# Lionel Steam Engine question, engine numbers



## Blk69 (Feb 23, 2010)

First off, all I know about lionel steam engines is I have two, both post war a 2026 and 8403. They both have their pluses and minuses.

My 8403 has very good pulling power. I looked at its price guide and it is not worth a whole lot. My 2026 is more visually appealing with its 2-6-4 then the 8403 4-4-2. 

Did Lionel offer any engines similar in power capasity to my 8403 that had 6 middle wheels? 

I would like to get a second engine similar to my 8403 to modify. Are their any engine numbers similar to my 8403 (same vintage and engine, slightly different body). I need to stay with O-27 engines due to layout (I don't have a lot of space). My 8026 is heavyer, but the 8403 out pulls it. Both engines have been cleaned and are working well. 

I can find similar engines on Ebay, but not knowing engine numbers I am basically in the dark.


----------



## Boston&Maine (Dec 19, 2007)

On a side note, the 8403 is not from the postwar era but from the MPC era (70-86) when Lionel was being operated by General Mills...


----------



## tjcruiser (Jan 10, 2010)

Blk,

If you like the postwar Lionel theme, you might want to poke around these two websites below. Both will give you nice descriptions of the various locos that Lionel offered ...
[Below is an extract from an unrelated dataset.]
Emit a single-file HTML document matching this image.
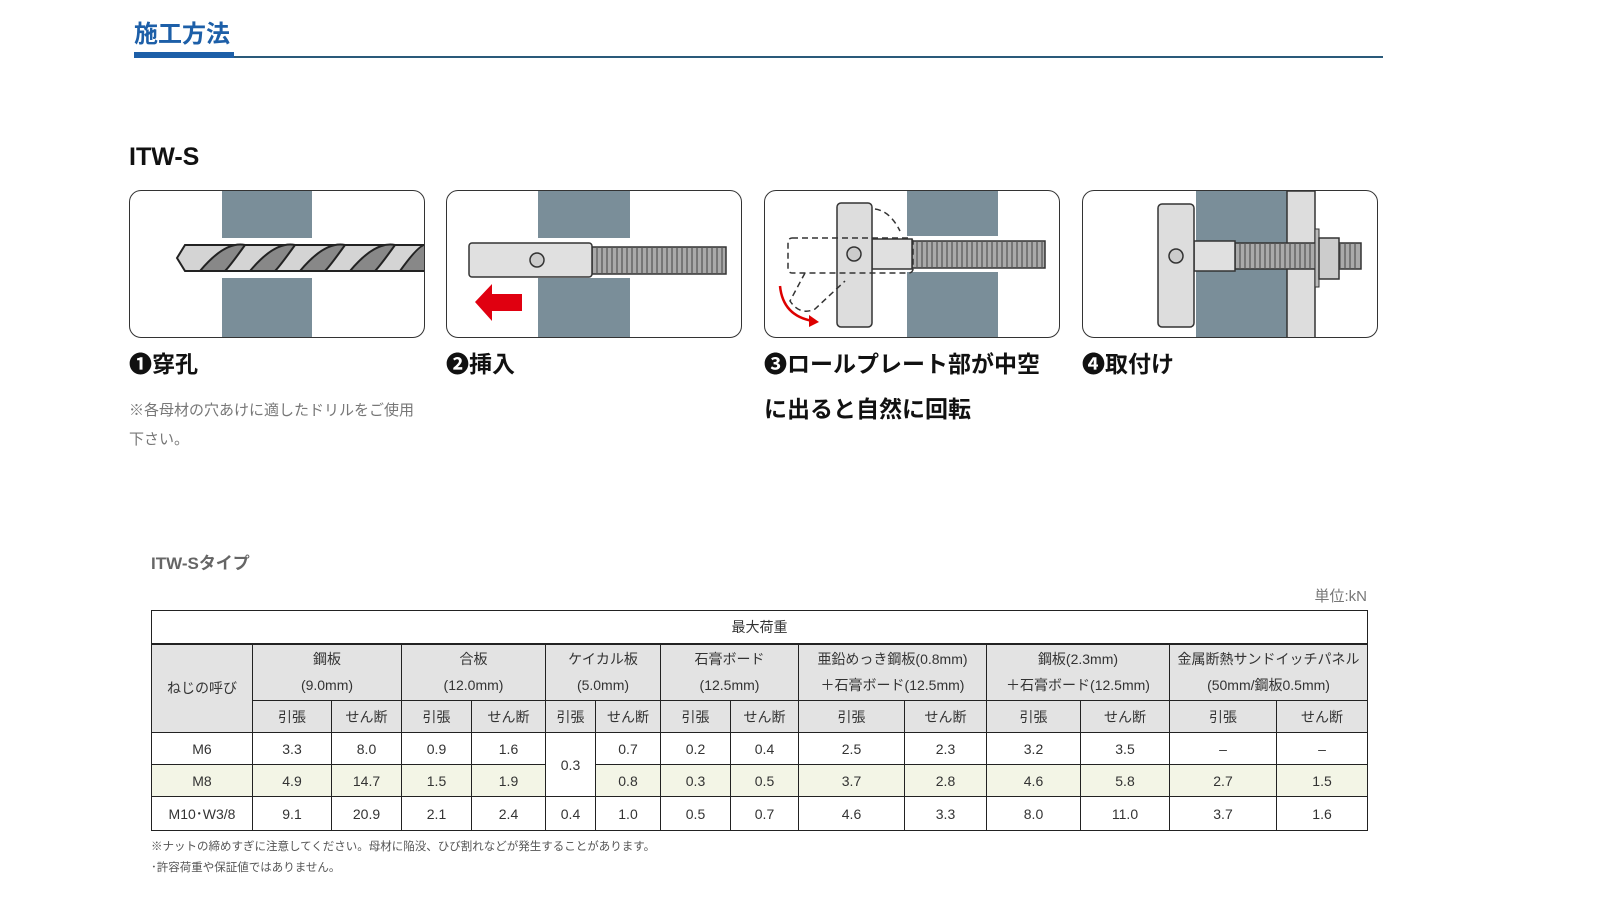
<!DOCTYPE html>
<html><head><meta charset="utf-8"><style>
*{margin:0;padding:0;box-sizing:border-box}
body{width:1615px;height:918px;background:#fff;position:relative;overflow:hidden;font-family:"Liberation Sans","Noto Sans CJK JP",sans-serif;color:#222}
.a{position:absolute;white-space:nowrap}
.panel{position:absolute;top:190px;width:296px;height:148px;border:1.5px solid #333;border-radius:12px;overflow:hidden;background:#fff}
.lbl{font-size:23px;font-weight:bold;color:#111}
table{position:absolute;left:151px;top:610px;width:1216px;border-collapse:collapse;font-size:14px;color:#333;table-layout:fixed}
td{border:1px solid #222;text-align:center;padding:0;line-height:26px}
.h td{background:#e3e3e3}
.g td{background:#f3f5e6}
</style></head><body>
<div class="a" style="left:134px;top:14px;font-size:24px;font-weight:bold;color:#1d5fa8">施工方法</div>
<div class="a" style="left:134px;top:52px;width:100px;height:6px;background:#1d5fa8"></div>
<div class="a" style="left:234px;top:56px;width:1149px;height:1.5px;background:#2a5a7a"></div>
<div class="a" style="left:129px;top:143px;font-size:25px;font-weight:bold;color:#111">ITW-S</div>

<div class="panel" style="left:129px">
<svg width="296" height="148">
<rect x="92" y="0" width="90" height="47" fill="#7a8e99"/><rect x="92" y="87" width="90" height="61" fill="#7a8e99"/>
<path d="M47 67 L55 54 L296 54 L296 80 L55 80 Z" fill="#d4d4d4" stroke="#222" stroke-width="2"/>
<g stroke="#222" stroke-width="2" fill="#888"><path d="M70 80 Q95 50 115 54 Q100 75 95 80Z"/><path d="M120 80 Q145 50 165 54 Q150 75 145 80Z"/><path d="M170 80 Q195 50 215 54 Q200 75 195 80Z"/><path d="M220 80 Q245 50 265 54 Q250 75 245 80Z"/><path d="M270 80 Q290 52 296 54 L296 80Z"/></g>
</svg></div>

<div class="panel" style="left:446px">
<svg width="296" height="148">
<rect x="91" y="0" width="92" height="148" fill="#7a8e99"/>
<rect x="91" y="47" width="92" height="40" fill="#fff"/>
<rect x="145" y="56" width="134" height="27" fill="#aaa" stroke="#333" stroke-width="1.5"/>
<g stroke="#555" stroke-width="1.2"><path d="M150 56V83M155 56V83M160 56V83M165 56V83M170 56V83M175 56V83M180 56V83M185 56V83M190 56V83M195 56V83M200 56V83M205 56V83M210 56V83M215 56V83M220 56V83M225 56V83M230 56V83M235 56V83M240 56V83M245 56V83M250 56V83M255 56V83M260 56V83M265 56V83M270 56V83M275 56V83"/></g>
<rect x="22" y="52" width="123" height="34" rx="3" fill="#e0e0e0" stroke="#333" stroke-width="1.5"/>
<circle cx="90" cy="69" r="7" fill="#ccc" stroke="#333" stroke-width="1.5"/>
<path d="M28 111 L45 93 L45 103 L75 103 L75 120 L45 120 L45 130 Z" fill="#e00010"/>
</svg></div>

<div class="panel" style="left:764px">
<svg width="296" height="148">
<rect x="142" y="0" width="91" height="148" fill="#7a8e99"/>
<rect x="142" y="45" width="91" height="36" fill="#fff"/>
<rect x="147" y="50" width="133" height="27" fill="#aaa" stroke="#333" stroke-width="1.5"/>
<g stroke="#555" stroke-width="1.2"><path d="M152 50V77M157 50V77M162 50V77M167 50V77M172 50V77M177 50V77M182 50V77M187 50V77M192 50V77M197 50V77M202 50V77M207 50V77M212 50V77M217 50V77M222 50V77M227 50V77M232 50V77M237 50V77M242 50V77M247 50V77M252 50V77M257 50V77M262 50V77M267 50V77M272 50V77M277 50V77"/></g>
<rect x="107" y="48" width="40" height="30" fill="#e0e0e0" stroke="#333" stroke-width="1.5"/>
<rect x="72" y="12" width="35" height="124" rx="4" fill="#ddd" stroke="#333" stroke-width="1.5"/>
<circle cx="89" cy="63" r="7" fill="#ccc" stroke="#333" stroke-width="1.5"/>
<g fill="none" stroke="#333" stroke-width="1.5" stroke-dasharray="6 4"><rect x="23" y="47" width="125" height="35" rx="4"/><path d="M110 18 Q125 20 135 40 M40 82 L25 110 Q35 125 50 118 L80 90"/></g>
<path d="M15 95 Q18 125 48 130" fill="none" stroke="#d00" stroke-width="2.5"/><path d="M44 124 L54 131 L44 136Z" fill="#d00"/>
</svg></div>

<div class="panel" style="left:1082px">
<svg width="296" height="148">
<rect x="113" y="0" width="91" height="148" fill="#7a8e99"/>
<rect x="204" y="0" width="28" height="148" fill="#ddd" stroke="#333" stroke-width="1.5"/>
<rect x="152" y="52" width="126" height="26" fill="#aaa" stroke="#333" stroke-width="1.5"/>
<g stroke="#555" stroke-width="1.2"><path d="M157 52V78M162 52V78M167 52V78M172 52V78M177 52V78M182 52V78M187 52V78M192 52V78M197 52V78M202 52V78M207 52V78M212 52V78M217 52V78M222 52V78M227 52V78M232 52V78M237 52V78M242 52V78M247 52V78M252 52V78M257 52V78M262 52V78M267 52V78M272 52V78"/></g>
<rect x="111" y="50" width="41" height="30" fill="#e0e0e0" stroke="#333" stroke-width="1.5"/>
<rect x="75" y="13" width="36" height="123" rx="4" fill="#ddd" stroke="#333" stroke-width="1.5"/>
<circle cx="93" cy="65" r="7" fill="#ccc" stroke="#333" stroke-width="1.5"/>
<rect x="232" y="38" width="4" height="58" fill="#bbb" stroke="#333"/>
<rect x="236" y="47" width="20" height="41" fill="#ccc" stroke="#333" stroke-width="1.5"/>
</svg></div>

<div class="a lbl" style="left:129px;top:345px">❶穿孔</div>
<div class="a lbl" style="left:446px;top:345px">❷挿入</div>
<div class="a lbl" style="left:764px;top:345px">❸ロールプレート部が中空</div>
<div class="a lbl" style="left:764px;top:390px">に出ると自然に回転</div>
<div class="a lbl" style="left:1082px;top:345px">❹取付け</div>
<div class="a" style="left:129px;top:399px;font-size:15px;color:#777">※各母材の穴あけに適したドリルをご使用</div>
<div class="a" style="left:129px;top:428px;font-size:15px;color:#777">下さい。</div>

<div class="a" style="left:151px;top:549px;font-size:17px;font-weight:bold;color:#666">ITW-Sタイプ</div>
<div class="a" style="left:1300px;top:585px;width:67px;text-align:right;font-size:15px;color:#777">単位:kN</div>

<table>
<colgroup><col style="width:101px"><col style="width:79px"><col style="width:70px"><col style="width:70px"><col style="width:74px"><col style="width:50px"><col style="width:65px"><col style="width:70px"><col style="width:68px"><col style="width:106px"><col style="width:82px"><col style="width:94px"><col style="width:89px"><col style="width:107px"><col style="width:91px"></colgroup>
<tr style="height:33px"><td colspan="15" style="border-bottom:2px solid #222">最大荷重</td></tr>
<tr class="h" style="height:57px"><td rowspan="2">ねじの呼び</td><td colspan="2">鋼板<br>(9.0mm)</td><td colspan="2">合板<br>(12.0mm)</td><td colspan="2">ケイカル板<br>(5.0mm)</td><td colspan="2">石膏ボード<br>(12.5mm)</td><td colspan="2">亜鉛めっき鋼板(0.8mm)<br>＋石膏ボード(12.5mm)</td><td colspan="2">鋼板(2.3mm)<br>＋石膏ボード(12.5mm)</td><td colspan="2">金属断熱サンドイッチパネル<br>(50mm/鋼板0.5mm)</td></tr>
<tr class="h" style="height:32px"><td>引張</td><td>せん断</td><td>引張</td><td>せん断</td><td>引張</td><td>せん断</td><td>引張</td><td>せん断</td><td>引張</td><td>せん断</td><td>引張</td><td>せん断</td><td>引張</td><td>せん断</td></tr>
<tr style="height:32px"><td>M6</td><td>3.3</td><td>8.0</td><td>0.9</td><td>1.6</td><td rowspan="2" style="background:#fff">0.3</td><td>0.7</td><td>0.2</td><td>0.4</td><td>2.5</td><td>2.3</td><td>3.2</td><td>3.5</td><td>–</td><td>–</td></tr>
<tr class="g" style="height:32px"><td>M8</td><td>4.9</td><td>14.7</td><td>1.5</td><td>1.9</td><td>0.8</td><td>0.3</td><td>0.5</td><td>3.7</td><td>2.8</td><td>4.6</td><td>5.8</td><td>2.7</td><td>1.5</td></tr>
<tr style="height:34px"><td>M10･W3/8</td><td>9.1</td><td>20.9</td><td>2.1</td><td>2.4</td><td>0.4</td><td>1.0</td><td>0.5</td><td>0.7</td><td>4.6</td><td>3.3</td><td>8.0</td><td>11.0</td><td>3.7</td><td>1.6</td></tr>
</table>
<div class="a" style="left:151px;top:838px;font-size:11.5px;color:#555">※ナットの締めすぎに注意してください。母材に陥没、ひび割れなどが発生することがあります。</div>
<div class="a" style="left:151px;top:859px;font-size:11.5px;color:#555">･許容荷重や保証値ではありません。</div>
</body></html>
http://www.postwarlionel.com/steam.html

http://www.tandem-associates.com/lionel/lionellocomotives.htm

I use these two websites a lot ... great resources for loco, car, accessory info.

Regards,

TJ


----------



## T-Man (May 16, 2008)

You also need to go to a good train show. That way you see prices and mechandise. Then compare notes about what is on ebay.
The 8402 may have a rubber tire. This is the big pulling secret.


The 8o's offered DC motors that used DC transformers. It wasn't till later that the elcetronic eunit surfaced to run the DC motor on AC. The you have to decide on a cast or plastic shell.

So beware there are many options on engines so you should know what you are buying.

OOPs it is DC with the E unit. THe engines to look for are 8213,8214,8402,8403,8616,8617. These are covered by the same manual. If you got Lionel supplements 1-9 see page 128 of acrbat or 3-19 of the manual.


----------



## lionelsuperotrack (Nov 12, 2010)

tjcruiser said:


> Blk,
> 
> If you like the postwar Lionel theme, you might want to poke around these two websites below. Both will give you nice descriptions of the various locos that Lionel offered ...
> 
> ...


There are some excellent post was steamers that: 6-8-6 Steam Turbine #681 has magnetraction and is a good puller; 2046, 2055, 665 Small Hudson's 4-6-4 all with magnetraction. Look at them on the postwar list above. All are in the $150 to $250 price range depending on condition. All will last forever with routine maintenance. Your 2026 does not have magnetraction and though I don't know 100% would think your 8403 has a traction tire which will pull well. I think all the steamers I mentioned are comparable in appearance to your 2026 which by the way is a very nice locomotive.

Mike


----------



## Blk69 (Feb 23, 2010)

Yes, my 8403 has a traction tire that I recently replaced. Didn't know it was MPC, not post war. Isn't MPC when lionel produced their generally lower quality items? My 8403 will out pull my 8026. That is swaping tenders, my 8026 came with a whistler and it is heavy! Much better then the sound of steam unit I got with the 8403 (to light). I have tried putting rocks in it, but they tend to shift and are cause me problems. 

I will keep an eye out for the engine number listed above. Thanks


----------



## Boston&Maine (Dec 19, 2007)

Blk69 said:


> Isn't MPC when lionel produced their generally lower quality items?


Correct


----------